6 February 2024 |
A new article by U.S. Catholic discusses the increasing relevance of the Sabbath concept in contemporary society, as highlighted by a new two-part documentary streaming on pbs.org titled “Sabbath.” It emphasizes the historical significance of the Sabbath, originating from ancient Judaism. It then describes how the Sabbath evolved into a complex set of laws governing weekly observance dedicated to prayer and religious practices, aiming to set aside the pressures of production and performance to embrace spiritual rest.
Karl Marx and Frederick Engels’ 1848 critique of capitalism’s disruption of social conditions and traditions, including the public observance of a Sabbath day of rest, is mentioned as a precursor to the modern challenges addressed by the documentary. The film showcases various manifestations of Sabbath observance, primarily within the Jewish tradition but also in Christianity, which adapted the Sabbath to Sunday in line with the day of Christ’s resurrection. It highlights the enduring practice of Sabbath across different faiths and cultures, mentioning Adventists, and describing rigorous observance by Puritans in America and current laws in Bergen County, New Jersey, that mandate Sunday closures.

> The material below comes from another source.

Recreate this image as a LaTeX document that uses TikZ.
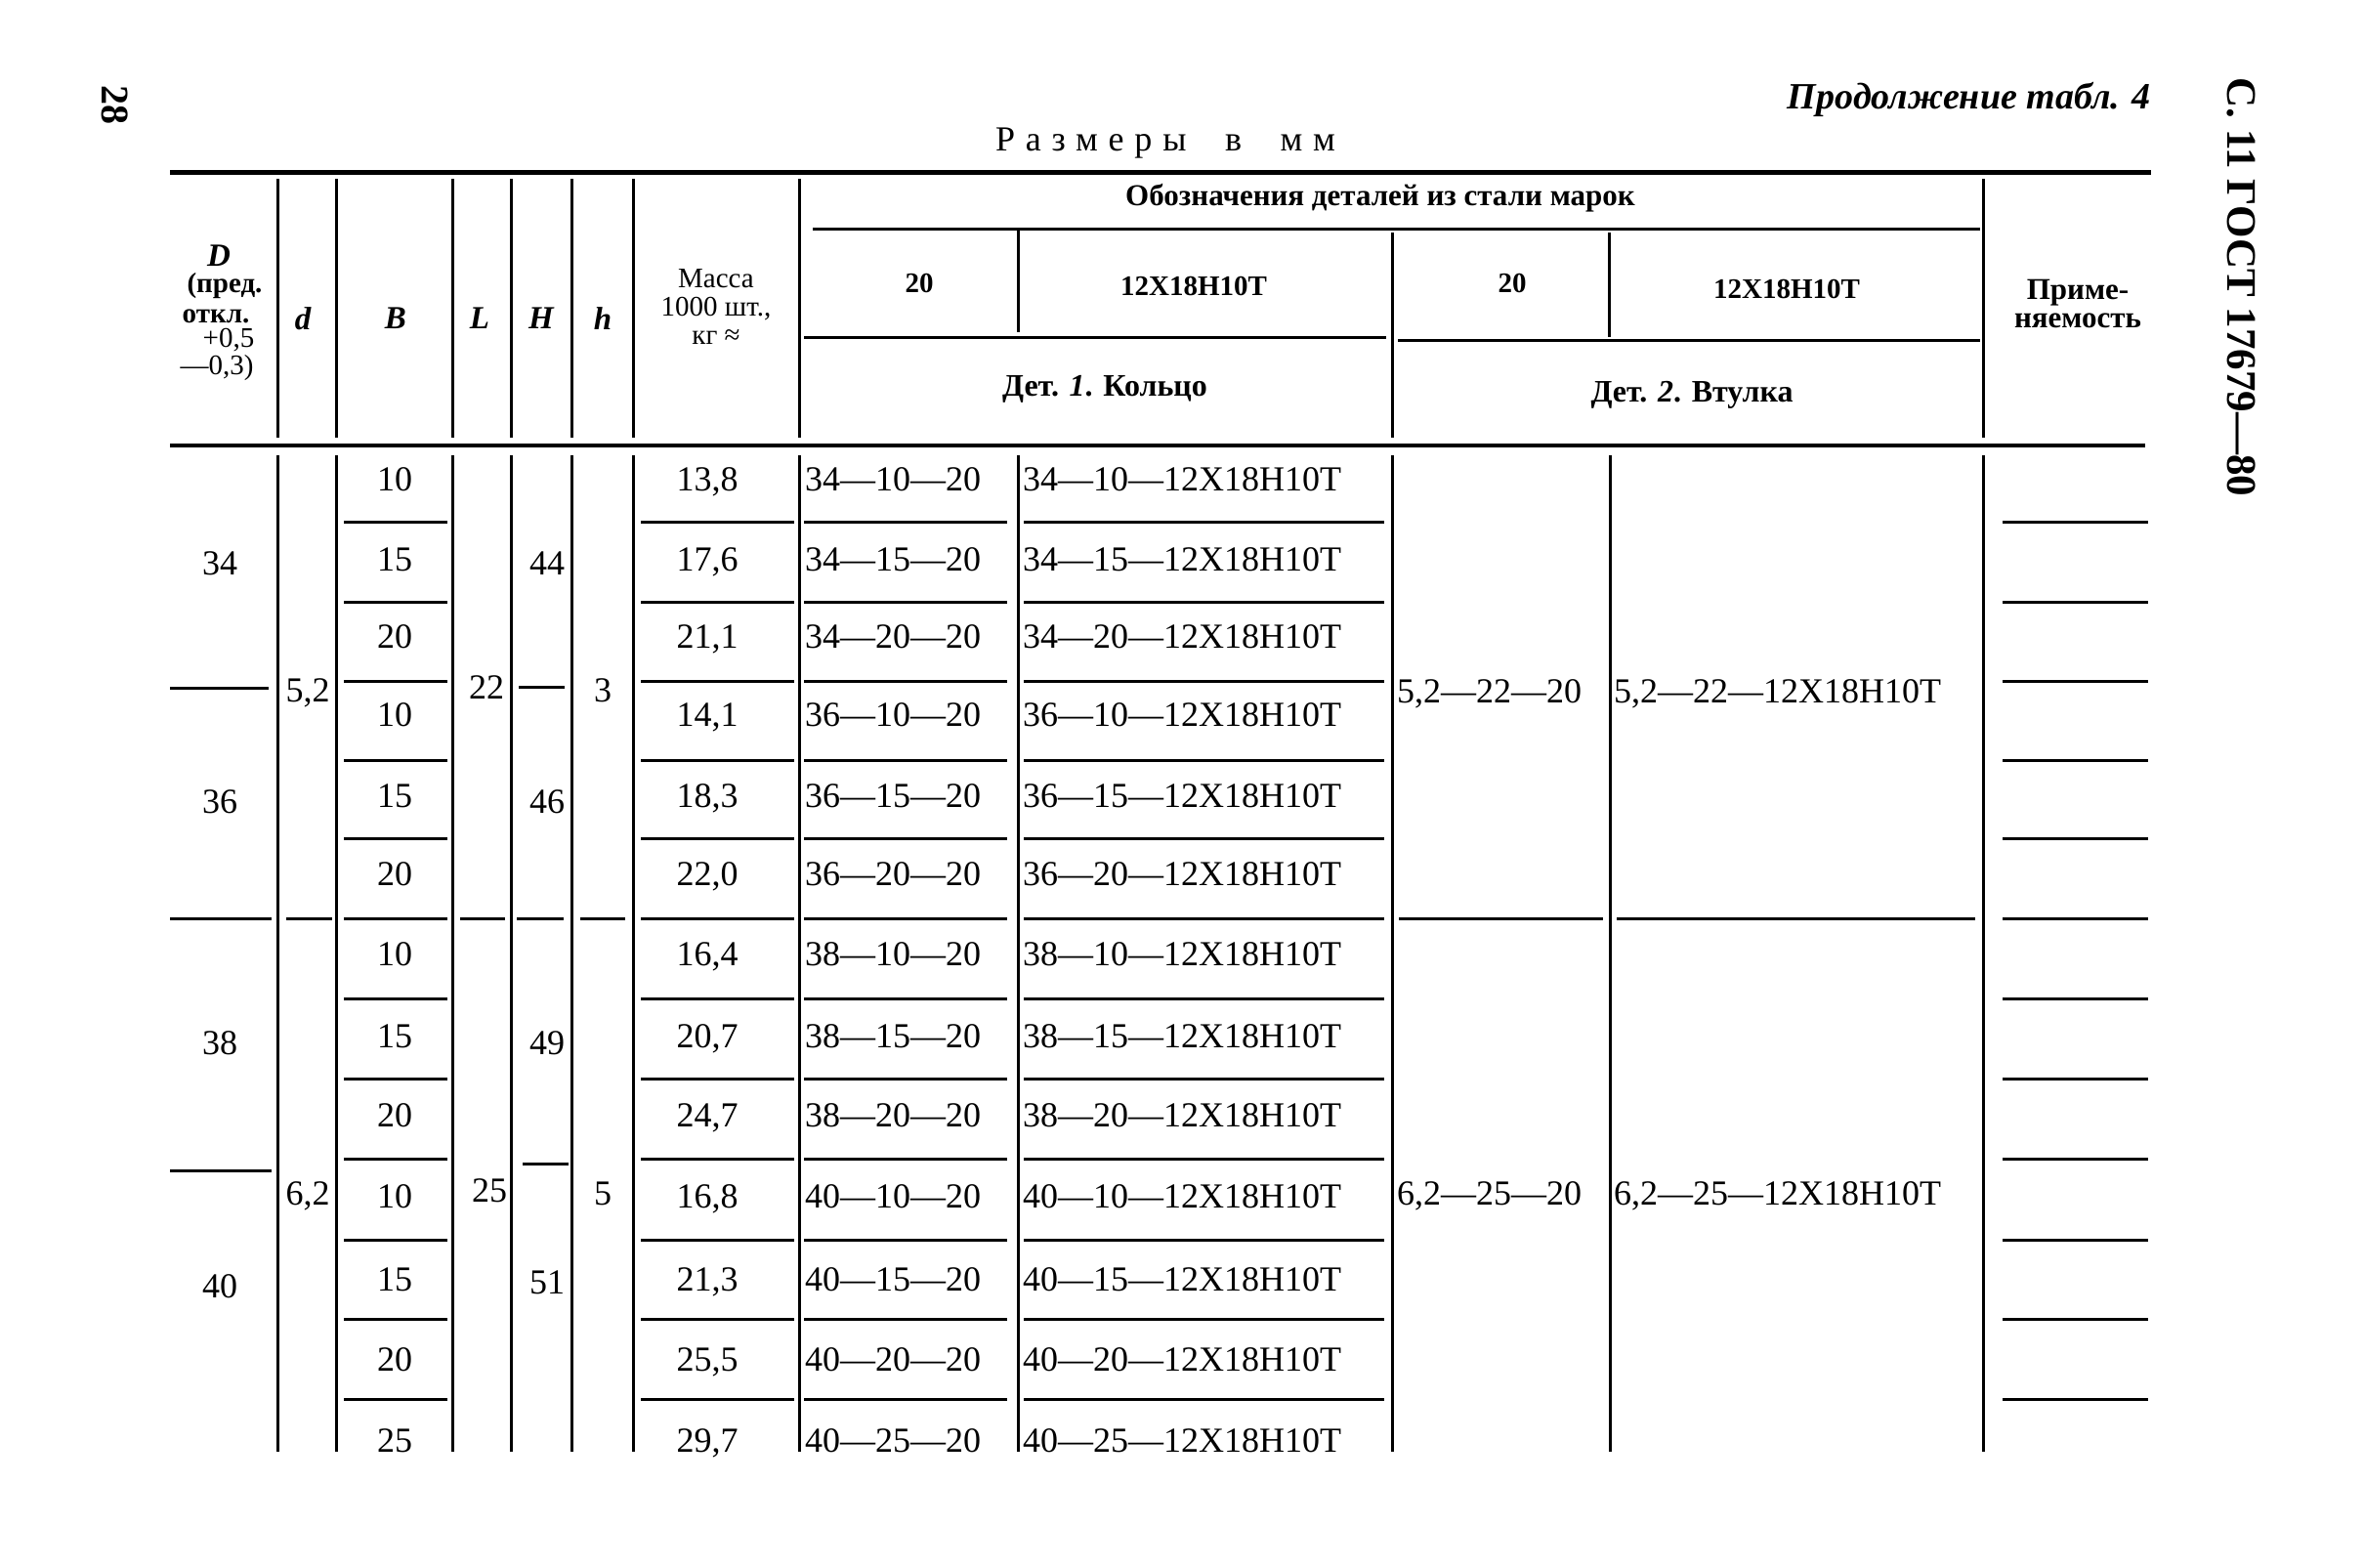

The documentary and the article suggest that the Sabbath offers a counterbalance to the relentless demands of work, social media, and consumerism, proposing a communal approach to rest that has implications for creating a just and sustainable social order. It underscores the Sabbath’s revolutionary origins as the first labor-protection law and its potential role in contemporary labor advocacy, including the push for a four-day workweek.
The article concludes with reflections on the challenges of maintaining Sabbath observance amid modern pressures but suggests a growing recognition of its value for societal well-being. It acknowledges its spiritual value, but asks the question “Should it be a social policy?”